Too busy doing church to do kingdom

Too busy doing church to do kingdom 1

We find ourselves very busy.

As busyness goes, it’s a good kind of busy. Our social circles have widened and with them so have the range of invites, weekly options and activities going on hither and thither.

We’ve split our bible study into three and there’s plenty going on in our wider churches for a group of young men to get stuck into. Add to that the inevitable extra work of setting up a new home (which we’re just about getting to the end of after two months) and none of us can complain we don’t have enough to do.

However, what really butters our collective biscuit isn’t the idea of doing lots of good churchy things, it’s “kingdom moments”.

It’s the nominal Muslim lad from across the street turning up before bible study asking to borrow our blender and staying the evening. It’s being able to bless an old spiritualist school friend with a donation for their child’s funeral. It’s the thick atmosphere of Jesus as we worship. It’s being surprised by the clarity with which God speaks as we pray. It’s explaining baptism and repentance to someone who used to be around years ago but who never properly grasped it.

We’re getting hungrier for more, and we’re hungry to get hungrier still. We’d love to see people getting healed on the street, people opening their homes to us, getting baptised, more people leaving safe ground and moving into urban neighbourhoods for the gospel…

Kingdom moments are outstanding moments in our kingdom activity. Ideally all church activity should be kingdom activity, but sometimes our “churchy” and general social activity can be powerless, competing with kingdom activity and not producing kingdom moments or lasting fruit.

“The good is the enemy of the great”, said an old friend of mine. The point is that we should focus on the most important things, sacrificing good things for the greatest things. It’s cool having fun eating pizza with friends (more Lord!), and it’s OK to go to church events like normal people, but I’m increasingly aware how intentional we need to be about how we spend our time.
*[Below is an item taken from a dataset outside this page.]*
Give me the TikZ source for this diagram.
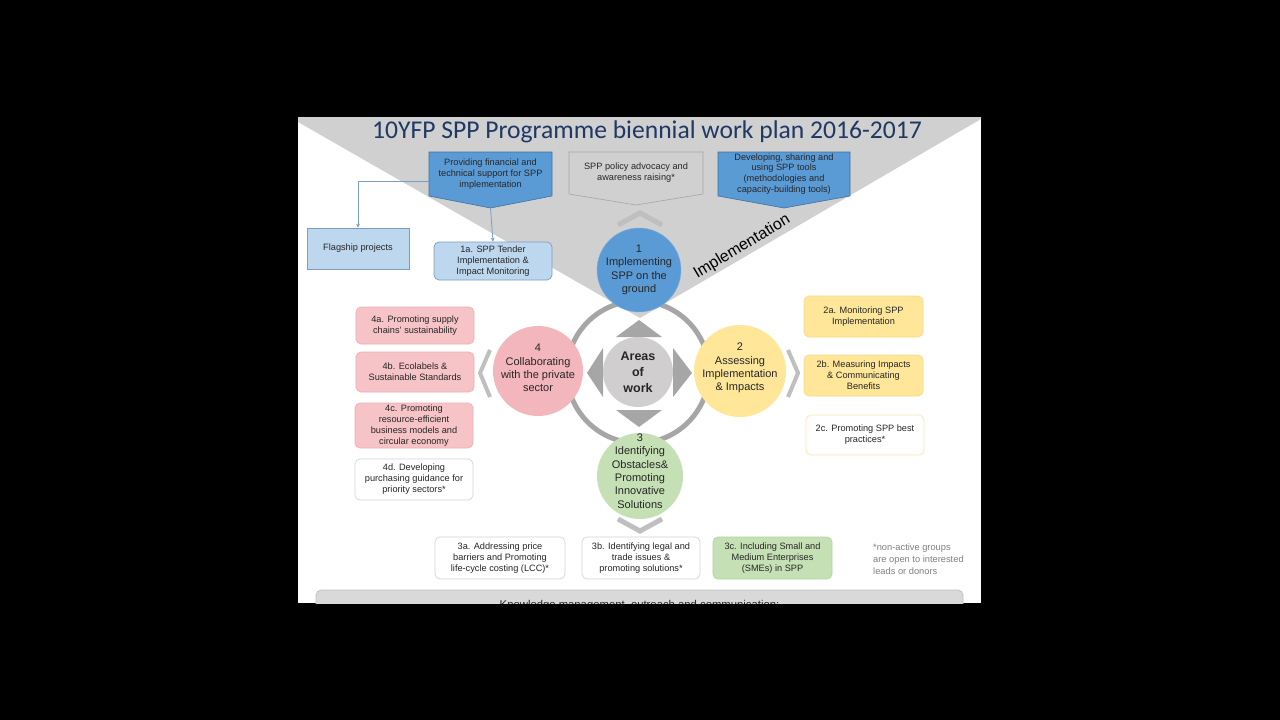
\documentclass[tikz,border=0pt]{standalone}
\usepackage{fontspec}
\setmainfont{Liberation Sans}
\newfontfamily\titlefont{Carlito}
\usepackage{xcolor}
\usepackage{tikz}
\usetikzlibrary{arrows.meta, positioning, calc}

\definecolor{trigray}{HTML}{D0D0D0}
\definecolor{titleblue}{HTML}{1F3864}
\definecolor{midblue}{HTML}{5B9BD5}
\definecolor{darkblue}{HTML}{41719C}
\definecolor{paleblue}{HTML}{BDD7EE}
\definecolor{paleblueline}{HTML}{7A9CC6}
\definecolor{pinkfill}{HTML}{F6C3C7}
\definecolor{pinkline}{HTML}{F0AEB4}
\definecolor{pinkcirc}{HTML}{F4B6BD}
\definecolor{yellowfill}{HTML}{FFE699}
\definecolor{yellowline}{HTML}{F5DC8A}
\definecolor{greenfill}{HTML}{C5E0B4}
\definecolor{greenline}{HTML}{B2D49D}
\definecolor{ringgray}{HTML}{A6A6A6}
\definecolor{chevgray}{HTML}{BFBFBF}
\definecolor{centergray}{HTML}{D0CECE}
\definecolor{boxline}{HTML}{D3D3D3}
\definecolor{txt}{HTML}{262626}

\tikzset{
  box/.style={rounded corners=5pt, draw, line width=0.7pt, align=center,
    inner sep=1pt, text=txt, font=\fontsize{9.2}{10.9}\selectfont},
  pinkbox/.style={box, fill=pinkfill, draw=pinkline},
  yellowbox/.style={box, fill=yellowfill, draw=yellowline},
  greenbox/.style={box, fill=greenfill, draw=greenline},
  whitebox/.style={box, fill=white, draw=boxline},
  bluebox/.style={box, fill=paleblue, draw=paleblueline},
  topbox/.style={align=center, inner sep=1pt, text=txt, font=\fontsize{9.2}{10.9}\selectfont},
  area/.style={circle, inner sep=0pt, minimum size=#1},
  areatext/.style={align=center, text=txt, inner sep=0pt, font=\fontsize{11}{13.4}\selectfont},
  chev/.style={chevgray, line width=5pt, miter limit=10},
  link/.style={paleblueline, line width=0.8pt, -{Stealth[length=4pt,width=4pt]}},
}

\begin{document}
\begin{tikzpicture}[x=1pt, y=-1pt]
  \useasboundingbox (0,0) rectangle (1280,720);
  \fill[black] (0,0) rectangle (1280,720);

  \begin{scope}
    \clip (298,117) rectangle (981,603);
    % Slide
    \fill[white] (298,117) rectangle (981,603);
    \fill[trigray] (298,117) -- (298,122) -- (640,318) -- (981,119) -- (981,117) -- cycle;

    % Titolo
    \node[text=titleblue, font=\titlefont\fontsize{25.6}{28}\selectfont] (title) at (647,132)
      {10YFP SPP Programme biennial work plan 2016-2017};

    % Tre riquadri in alto
    \coordinate (fin) at (490.5,174);
    \coordinate (adv) at (636,173);
    \coordinate (tools) at (784,174);
    \filldraw[fill=midblue, draw=darkblue, line width=0.6pt] (429,152) -- (552,152) -- (552,196)
      -- (490.5,208) -- (429,196) -- cycle;
    \filldraw[fill=trigray, draw=ringgray, line width=0.6pt] (569,152) -- (703,152) -- (703,194)
      -- (636,205) -- (569,194) -- cycle;
    \filldraw[fill=midblue, draw=darkblue, line width=0.6pt] (718,152) -- (850,152) -- (850,196)
      -- (784,208) -- (718,196) -- cycle;
    \node[topbox, minimum width=123pt, minimum height=44pt] (finb) at (fin)
      {Providing financial and\\technical support for SPP\\implementation};
    \node[topbox, minimum width=134pt, minimum height=42pt] (advb) at (adv)
      {SPP policy advocacy and\\awareness raising*};
    \node[topbox, minimum width=132pt, minimum height=44pt] (toolsb) at (tools)
      {Developing, sharing and\\using SPP tools\\(methodologies and\\capacity-building tools)};
    \coordinate (fintip) at (490.5,208);

    % Flagship e 1a
    \node[bluebox, rounded corners=0pt, minimum width=102pt, minimum height=41pt] (flag) at (358,248.5) {Flagship projects};
    \node[bluebox, minimum width=118pt, minimum height=38pt] (t1a) at (493,261)
      {1a. SPP Tender\\Implementation \&\\Impact Monitoring};
    \draw[link] ([yshift=-7pt]finb.west) -| (flag.north);
    \draw[link] (fintip) -- (t1a.north);

    \node[rotate=31, font=\fontsize{16}{16}\selectfont, text=black] (impl) at (742,247) {Implementation};

    % Anello e frecce
    \coordinate (ctr) at (638,372);
    \draw[ringgray, line width=5pt] (ctr) circle (71);
    \fill[ringgray] (616,337) -- (639,320) -- (662,337) -- cycle;
    \fill[ringgray] (603,348) -- (587,373) -- (603,397) -- cycle;
    \fill[ringgray] (673,348) -- (692,373) -- (673,397) -- cycle;
    \fill[ringgray] (616,410) -- (639,427) -- (662,410) -- cycle;

    % Chevron
    \draw[chev] (618,225) -- (640,213) -- (662,225);
    \draw[chev, line width=4pt] (490,350) -- (480,373) -- (490,397);
    \draw[chev, line width=4pt] (788,350) -- (798,373) -- (788,397);
    \draw[chev] (618,519) -- (640,531) -- (662,519);

    % Cerchi
    \node[area=84pt, fill=midblue, draw=midblue!80!white] (a1) at (639,270) {};
    \node[area=92pt, fill=yellowfill] (a2) at (740,371) {};
    \node[area=86pt, fill=greenfill] (a3) at (640,476) {};
    \node[area=90pt, fill=pinkcirc] (a4) at (538,371) {};
    \node[area=70pt, fill=centergray] (aw) at (ctr) {};
    \node[areatext] (a1t) at (a1) {1\\Implementing\\SPP on the\\ground};
    \node[areatext] (a2t) at ([yshift=3pt]a2) {2\\Assessing\\Implementation\\\& Impacts};
    \node[areatext] (a3t) at ([yshift=5pt]a3) {3\\Identifying\\Obstacles\&\\Promoting\\Innovative\\Solutions};
    \node[areatext] (a4t) at ([yshift=3pt]a4) {4\\Collaborating\\with the private\\sector};
    \node[areatext, font=\bfseries\fontsize{12.5}{16}\selectfont] (awt) at (aw) {Areas\\of\\work};

    % Riquadri 4
    \node[pinkbox, minimum width=118pt, minimum height=37pt] (b4a) at (415,325.5)
      {4a. Promoting supply\\chains' sustainability};
    \node[pinkbox, minimum width=118pt, minimum height=40pt] (b4b) at (415,372)
      {4b. Ecolabels \&\\Sustainable Standards};
    \node[pinkbox, minimum width=118pt, minimum height=45pt] (b4c) at (414,425.5)
      {4c. Promoting\\resource-efficient\\business models and\\circular economy};
    \node[whitebox, minimum width=118pt, minimum height=41pt] (b4d) at (414,479.5)
      {4d. Developing\\purchasing guidance for\\priority sectors*};

    % Riquadri 2
    \node[yellowbox, minimum width=119pt, minimum height=41pt] (b2a) at (863.5,316.5)
      {2a. Monitoring SPP\\Implementation};
    \node[yellowbox, minimum width=119pt, minimum height=41pt] (b2b) at (863.5,375.5)
      {2b. Measuring Impacts\\\& Communicating\\Benefits};
    \node[whitebox, draw=yellowline!70!white, minimum width=118pt, minimum height=40pt] (b2c) at (865,435)
      {2c. Promoting SPP best\\practices*};

    % Riquadri 3
    \node[whitebox, minimum width=130pt, minimum height=42pt] (b3a) at (500,558)
      {3a. Addressing price\\barriers and Promoting\\life-cycle costing (LCC)*};
    \node[whitebox, minimum width=118pt, minimum height=42pt] (b3b) at (641,558)
      {3b. Identifying legal and\\trade issues \&\\promoting solutions*};
    \node[greenbox, minimum width=119pt, minimum height=42pt] (b3c) at (772.5,558)
      {3c. Including Small and\\Medium Enterprises\\(SMEs) in SPP};

    % Nota
    \node[anchor=west, align=left, text=black!50, inner sep=0pt, font=\fontsize{9.3}{12}\selectfont] (note) at (873,559)
      {*non-active groups\\are open to interested\\leads or donors};

    % Barra in basso
    \node[box, fill=black!15, draw=chevgray, minimum width=647pt, minimum height=32pt, font=\fontsize{11.3}{13}\selectfont] (km) at (639.5,606)
      {Knowledge management, outreach and communication:};
  \end{scope}
\end{tikzpicture}
\end{document}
I think most of our activity operates within three domains of relationship:

friendship-scale

Our ministry as ambassadors of God’s kingdom is to help God in His work of reconciling the world to Himself in Jesus. The diagram above is a scale of discipleship, with closeness of relationship increasing as people become more like Jesus, ideally anyway. Discipleship is about helping one another know and be more like Jesus, and this is the job of every disciple.

We should have some relationships that operate in each of the areas above. Kingdom activity is anything that helps someone progress through discipleship from left to right. The most potent kingdom moments are often ones in which a relationship shifts from being mostly of one domain to being of another. It’s when an unbelieving stranger becomes a true friend. It’s the first time someone melts in the love of God. It’s baptism, it’s true life-action repentance, it’s someone hearing and responding to the call of God.

Generally it’s very easy to do a lot of the middle domain stuff, but it takes purpose and sobriety to focus on the other two.

So, whichever of the domains above you reckon you live most of your life in, make it your goal to move deeper in. If you’re a stranger to us, let’s be friends. If you’re a regular friend, let’s meet Jesus together. If you’re a disciple, align yourself closer to him still. Let’s make disciples together: ask Jesus which of those domains he wants you to invest in for fruitfulness.

 

Some questions:

  1. Which domain would you say most of your relationships are in?
  2. How could we all structure our diaries to help us invest well in all the domains above?

Leave a comment below.

 

All busyness carries its own dangers of burnout of course. Maybe I’ll have more to write about that another time, and hopefully not from too much of our own personal experience!

1 Response

  1. The above clarifies the issue of Kingdom relationships brilliantly. Most of my time is in the middle domain with smaller amounts in the other two, but I think what you say about being intentional is vital…..So we improve the quality and take the opportunity. Also don’t forget spending time with God alone.